By measuring a sequence of turns, and stringing them together as a person travels, we could make a map of their movements. (In our work, we knew which city we were tracking people through, but a similar approach could be used to figure out what city a person was in.)
Imagine we observe a person in Boston heading southwest, turning 100 degrees to the right, making a sharp U-turn to the left to head southeast, turning slightly to the right, continuing straight, then following a shallow curve to the left, a quick jog to the right, bumping up and down more than usual on a road, turning 55 degrees right, and turning 97 degrees left and then making a slight curve right before stopping.
We developed an algorithm to match those movements up against a digitized map of the streets of the city the user was in, and determined which were the most likely routes a person might take. Those movements could identify a route driving from Fenway Park, along the Back Bay Fens, past the Museum of Fine Arts and arriving at Northeastern University.
We were even able to refine our algorithm to incorporate information about curves in roads and speed limits to help narrow options. We produced our results as a list of possible paths ranked by how likely the algorithm thought they were to match the actual route. About half the time, in most cities we tried, the real path a user followed was in the top 10 items on the list. Further refining the map data, sensor readings and the matching algorithm could substantially improve our accuracy. Again, this type of capability could be added to any app by a malicious developer, letting innocent-appearing apps snoop on their users.
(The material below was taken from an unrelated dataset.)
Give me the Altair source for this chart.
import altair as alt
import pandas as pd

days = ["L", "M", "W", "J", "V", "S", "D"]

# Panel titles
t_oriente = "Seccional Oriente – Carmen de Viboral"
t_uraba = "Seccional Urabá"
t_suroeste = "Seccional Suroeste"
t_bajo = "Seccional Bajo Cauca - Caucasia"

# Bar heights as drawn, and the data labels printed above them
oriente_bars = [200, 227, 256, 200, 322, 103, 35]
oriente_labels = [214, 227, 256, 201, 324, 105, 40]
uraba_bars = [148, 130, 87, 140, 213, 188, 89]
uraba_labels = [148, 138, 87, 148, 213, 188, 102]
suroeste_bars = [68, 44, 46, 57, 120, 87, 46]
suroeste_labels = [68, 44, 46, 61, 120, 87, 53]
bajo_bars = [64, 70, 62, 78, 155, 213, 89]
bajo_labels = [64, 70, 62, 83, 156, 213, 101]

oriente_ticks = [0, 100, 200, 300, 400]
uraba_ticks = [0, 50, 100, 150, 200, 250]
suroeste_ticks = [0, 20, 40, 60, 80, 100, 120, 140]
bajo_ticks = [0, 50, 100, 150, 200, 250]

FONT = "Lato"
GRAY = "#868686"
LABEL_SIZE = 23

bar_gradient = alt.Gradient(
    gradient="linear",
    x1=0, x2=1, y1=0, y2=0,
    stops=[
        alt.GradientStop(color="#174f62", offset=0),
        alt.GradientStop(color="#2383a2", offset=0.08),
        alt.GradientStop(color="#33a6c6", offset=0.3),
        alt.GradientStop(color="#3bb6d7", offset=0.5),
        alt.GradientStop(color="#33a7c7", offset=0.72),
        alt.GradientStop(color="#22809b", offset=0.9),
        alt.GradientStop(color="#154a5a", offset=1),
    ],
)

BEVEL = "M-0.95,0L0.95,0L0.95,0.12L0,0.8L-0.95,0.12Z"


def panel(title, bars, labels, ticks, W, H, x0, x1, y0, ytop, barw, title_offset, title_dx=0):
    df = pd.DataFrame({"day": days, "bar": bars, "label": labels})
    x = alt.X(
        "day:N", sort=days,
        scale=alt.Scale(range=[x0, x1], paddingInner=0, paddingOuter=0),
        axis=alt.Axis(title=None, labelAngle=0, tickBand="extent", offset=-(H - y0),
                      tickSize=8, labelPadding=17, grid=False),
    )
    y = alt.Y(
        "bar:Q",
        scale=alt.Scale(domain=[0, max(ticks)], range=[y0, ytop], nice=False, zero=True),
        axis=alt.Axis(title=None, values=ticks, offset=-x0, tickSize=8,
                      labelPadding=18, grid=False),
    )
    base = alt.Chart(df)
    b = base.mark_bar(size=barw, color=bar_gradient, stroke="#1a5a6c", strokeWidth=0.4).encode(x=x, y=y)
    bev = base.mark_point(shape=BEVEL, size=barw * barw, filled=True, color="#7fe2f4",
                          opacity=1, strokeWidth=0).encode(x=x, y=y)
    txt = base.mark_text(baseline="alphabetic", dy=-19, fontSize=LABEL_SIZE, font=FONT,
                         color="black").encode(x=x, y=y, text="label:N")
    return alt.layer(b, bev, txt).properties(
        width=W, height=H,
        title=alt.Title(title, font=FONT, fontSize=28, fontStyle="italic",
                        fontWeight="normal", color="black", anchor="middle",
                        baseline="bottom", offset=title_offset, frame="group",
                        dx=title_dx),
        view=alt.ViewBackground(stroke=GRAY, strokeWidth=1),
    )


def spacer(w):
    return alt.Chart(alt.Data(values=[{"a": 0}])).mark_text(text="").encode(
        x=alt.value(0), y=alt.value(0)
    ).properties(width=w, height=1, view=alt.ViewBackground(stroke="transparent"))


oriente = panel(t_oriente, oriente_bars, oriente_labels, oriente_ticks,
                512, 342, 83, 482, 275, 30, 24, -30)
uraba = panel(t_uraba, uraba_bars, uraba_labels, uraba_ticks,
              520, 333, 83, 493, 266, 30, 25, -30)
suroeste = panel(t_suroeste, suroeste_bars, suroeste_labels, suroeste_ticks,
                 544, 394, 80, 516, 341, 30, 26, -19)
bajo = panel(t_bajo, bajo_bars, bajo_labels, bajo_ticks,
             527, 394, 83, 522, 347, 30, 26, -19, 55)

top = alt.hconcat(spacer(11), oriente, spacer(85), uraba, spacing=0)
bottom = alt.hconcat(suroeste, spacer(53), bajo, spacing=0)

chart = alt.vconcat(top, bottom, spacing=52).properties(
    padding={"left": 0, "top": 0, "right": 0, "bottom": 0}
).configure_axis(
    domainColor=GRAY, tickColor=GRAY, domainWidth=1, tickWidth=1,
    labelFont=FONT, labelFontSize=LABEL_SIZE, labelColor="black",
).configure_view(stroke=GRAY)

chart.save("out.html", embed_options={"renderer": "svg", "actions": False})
Our research group is continuing to investigate how side-channel attacks can be used to reveal a variety of private information. For instance, measuring how a phone moves when its owner is walking could suggest how old a person is, whether they are male (with the phone in a pocket) or female (typically with the phone in a purse), or even health information about how steady a person is on his feet or how often she stumbles. We assume there is more your phone can tell a snoop – and we hope to find out what, and how, to protect against that sort of spying.